Start in Friederichshain, a working-class eastern district strewn with bulky Communist buildings that has changed much less since 1989 than the gentrified historic city center.

Have a hearty (and cheap, very cheap) brunch at one of the many cafes peppered around Simon-Dach-Strasse before heading to the weekly market on Boxhagener Platz.

12 p.m. Next, stroll down to the East Side Gallery, the largest remaining section of the Berlin Wall which was painted with murals by 118 artists from 22 countries in 1990.

Many of the gallery’s 106 murals were inspired by the collapse of communism — keep a look out for one of the most famous, the “Brotherly Kiss,” showing former East German leader Erich Honecker kissing ex-Soviet leader Leonid Brezhnev.

2 p.m. In the afternoon, head west across the border. The first stop is the appropriately named Kaufhaus des Westens (department store of the west), or KaDeWe — Berlin’s answer to London’s Harrods and Paris’ Galeries Lafayette.

The highlight of KaDeWe is its gourmet food department, boasting some 3,400 different wines and more than 1,300 cheeses.

Then hit the shops on Kurfuerstendamm. If you arrive at the end of November, Berlin’s famous Christmas markets will be up and running, with mulled wine and roasted nuts aplenty.

4 p.m. Finally, walk down to the Gedaechtniskirche (Memorial Church), a church that was bombed out in World War Two and was preserved in its ruined state to symbolize the folly of war.

6 p.m. Grab a bite at one of the bustling restaurants around Savigny Platz then hop in a cab to the Philharmonie to attend a concert by the Berlin Philharmonic orchestra, one of the world’s most prestigious and conducted by Britain’s Simon Rattle.


Spend a day walking around Berlin’s historic center, tracing the many layers of history.

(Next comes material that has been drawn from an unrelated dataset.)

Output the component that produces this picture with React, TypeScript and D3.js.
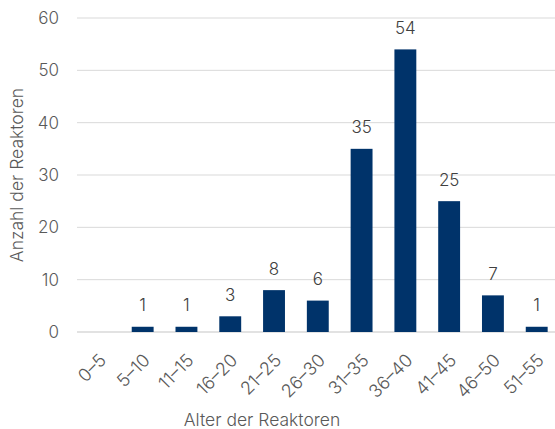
import { useRef, useEffect } from "react";
import * as d3 from "d3";

const categories = ["0-5", "5-10", "11-15", "16-20", "21-25", "26-30", "31-35", "36-40", "41-45", "46-50", "51-55"];
const values = [0, 1, 1, 3, 8, 6, 35, 54, 25, 7, 1];
const yTicks = [0, 10, 20, 30, 40, 50, 60];

const width = 555;
const height = 429;
const font = "Inter, 'Open Sans', sans-serif";

function App() {
  const ref = useRef<SVGSVGElement | null>(null);

  useEffect(() => {
    if (!ref.current) return;
    const svg = d3.select(ref.current).html("");

    const left = 77;
    const right = 558.6;
    const top = 18;
    const bottom = 332;

    const data = categories.map((c, i) => ({ cat: c, value: values[i] }));

    const x = d3
      .scaleBand()
      .domain(categories)
      .range([left, right])
      .paddingInner(0.5)
      .paddingOuter(0.25);
    const y = d3.scaleLinear().domain([0, 60]).range([bottom, top]);

    // gridlines
    svg
      .append("g")
      .selectAll("line")
      .data(yTicks)
      .enter()
      .append("line")
      .attr("x1", left)
      .attr("x2", right)
      .attr("y1", (d) => y(d))
      .attr("y2", (d) => y(d))
      .attr("stroke", "#d9d9d9")
      .attr("stroke-width", (d) => (d === 0 ? 1.5 : 1));

    // y tick labels
    svg
      .append("g")
      .selectAll("text")
      .data(yTicks)
      .enter()
      .append("text")
      .attr("x", 59)
      .attr("y", (d) => y(d))
      .attr("dy", "0.35em")
      .attr("text-anchor", "end")
      .attr("fill", "#595959")
      .style("font-family", font)
      .style("font-weight", 300)
      .style("font-size", "17px")
      .text((d) => d);

    // bars
    svg
      .append("g")
      .selectAll("rect")
      .data(data)
      .enter()
      .append("rect")
      .attr("x", (d) => x(d.cat) as number)
      .attr("width", x.bandwidth())
      .attr("y", (d) => y(d.value))
      .attr("height", (d) => bottom - y(d.value))
      .attr("fill", "#00336a");

    // value labels
    svg
      .append("g")
      .selectAll("text")
      .data(data.filter((d) => d.value > 0))
      .enter()
      .append("text")
      .attr("x", (d) => (x(d.cat) as number) + x.bandwidth() / 2)
      .attr("y", (d) => y(d.value) - 15.5)
      .attr("text-anchor", "middle")
      .attr("fill", "#404040")
      .style("font-family", font)
      .style("font-weight", 300)
      .style("font-size", "17px")
      .text((d) => d.value);

    // x tick labels
    svg
      .append("g")
      .selectAll("text")
      .data(categories)
      .enter()
      .append("text")
      .attr("transform", (d) => `translate(${(x(d) as number) + x.bandwidth() / 2 + 4},${bottom + 25}) rotate(-45)`)
      .attr("text-anchor", "end")
      .attr("dy", "0.35em")
      .attr("fill", "#595959")
      .style("font-family", font)
      .style("font-weight", 300)
      .style("font-size", "18px")
      .text((d) => d.replace("-", "–"));

    // axis titles
    svg
      .append("text")
      .attr("x", 262)
      .attr("y", 426)
      .attr("text-anchor", "middle")
      .attr("fill", "#595959")
      .style("font-family", font)
      .style("font-weight", 300)
      .style("font-size", "17.5px")
      .text("Alter der Reaktoren");

    svg
      .append("text")
      .attr("transform", `translate(23,175) rotate(-90)`)
      .attr("text-anchor", "middle")
      .attr("fill", "#595959")
      .style("font-family", font)
      .style("font-weight", 300)
      .style("font-size", "17.5px")
      .text("Anzahl der Reaktoren");
  }, []);

  return (
    <svg
      ref={ref}
      width={width}
      height={height}
      style={{ position: "absolute", left: 0, top: 0, background: "#fff" }}
    ></svg>
  );
}
export default App;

10 a.m. Start at Alexanderplatz, a vast square in East Berlin famous for its landmark Fernsehturm (television tower). Then walk down past the giant statues of Karl Marx and Friedrich Engels, over the Spree river onto the “Museum Island.”

Pay a visit to one of the many, internationally renowned museums, such as the Neues Museum which was restored and reopened this year, and is chock-a-block with famous antiquities such as a bust of the ancient Egyptian Queen Nefertiti.

12 p.m. Carry on down the majestic Unter den Linden avenue, past the Humboldt University, the State Opera House and the plush Hotel Adlon Kempinski — where the late singer Michael Jackson dangled his infant son out of a third-floor window.

Stop off for lunch at Cafe Einstein along the way, or at restaurant Theodor Tucher on Pariser Platz by the Brandenburg Gate — a square that was flattened during World War II and became a No Man’s Land during the division of Germany.

Don’t be fooled by the boxy facade of some of the buildings on the square - check out the interior of DZ Bank, designed by star architect Frank Gehry. In the atrium, a bulging filigree roof and a curved glass floor bring to mind an enormous fish.

2 p.m. Pass through the Brandenburg Gate and turn left to the Holocaust Memorial — a monument to Jewish victims of the Holocaust made of 2,711 huge slabs visitors can wander through.

Then head to Potsdamer Platz area, where what was once a tract of wasteland near the Wall has become a web of futuristic buildings housing business and entertainment complexes.

4 p.m. Walk to the revamped Reichstag parliament building with its glass dome designed by British architect Norman Foster.

Skip queues by booking a table at the roof restaurant in advance and taking their private lift to enjoy “Kaffee und Kuchen” (coffee and cake) with a panoramic view over Berlin.